We cover the effects of general relativity and how they differ from what Newton’s gravity predicts.

Our first effect is the orbit of Mercury that precesses more than Newtonian gravity predicts. To understand the non-Euclidian space that Mercury orbits in, we introduce the Schwarzschild metric and compare it to the Minkowski metric for flat space-time. We illustrate the positive curvature around the Sun using concentric circles with shrinking circumferences. We then show how this slight difference in curvature produces additional movement in the precessing perihelion of Mercury’s orbit that exactly fits the measured number.

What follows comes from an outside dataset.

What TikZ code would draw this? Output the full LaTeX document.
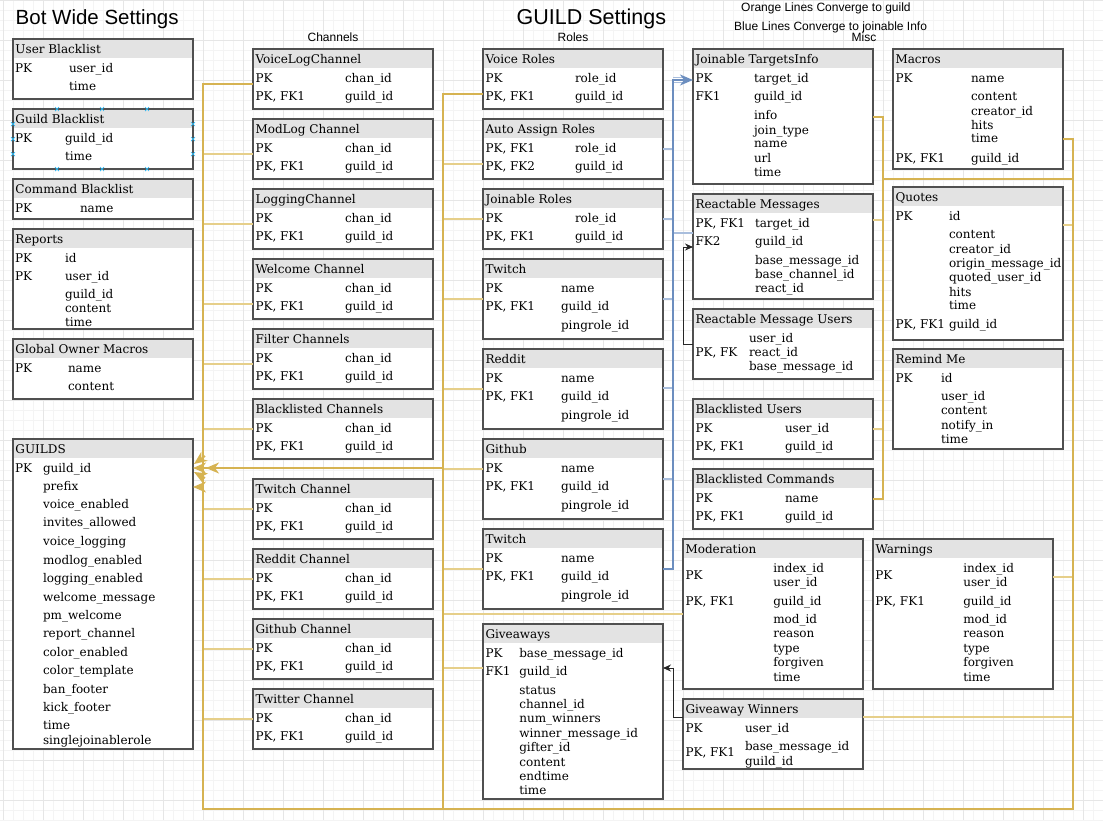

Our next effect is the bending of light. We cover Arthur Eddington’s famous measurement during a total eclipse of the Sun and show how the amount of starlight bending matched Einstein’s calculations better than Newton’s. We extend this bending effect to show how Einstein Rings and gravitational lensing work. And we show how this effect tips over light cones and changes world-lines.

Our third effect is gravitational time dilation. We show how it works and cover how our GPS uses it. We also cover the Pound-Rebka experiment used the Mossbauer Effect to showed how this time dilation impacts gravitational redshift. We also illustrate how this effect resolves the Twin Paradox we introduced in the Special Relativity segment.

Our final implication involves frame-dragging. To understand this effect, we introduce the Kerr Metric that covers rotating energy densities that literally drag space along with them. We use Gravity Probe B to illustrate how it works and how it is measured.

We finish with an in depth look at the black hole in the movie Interstellar.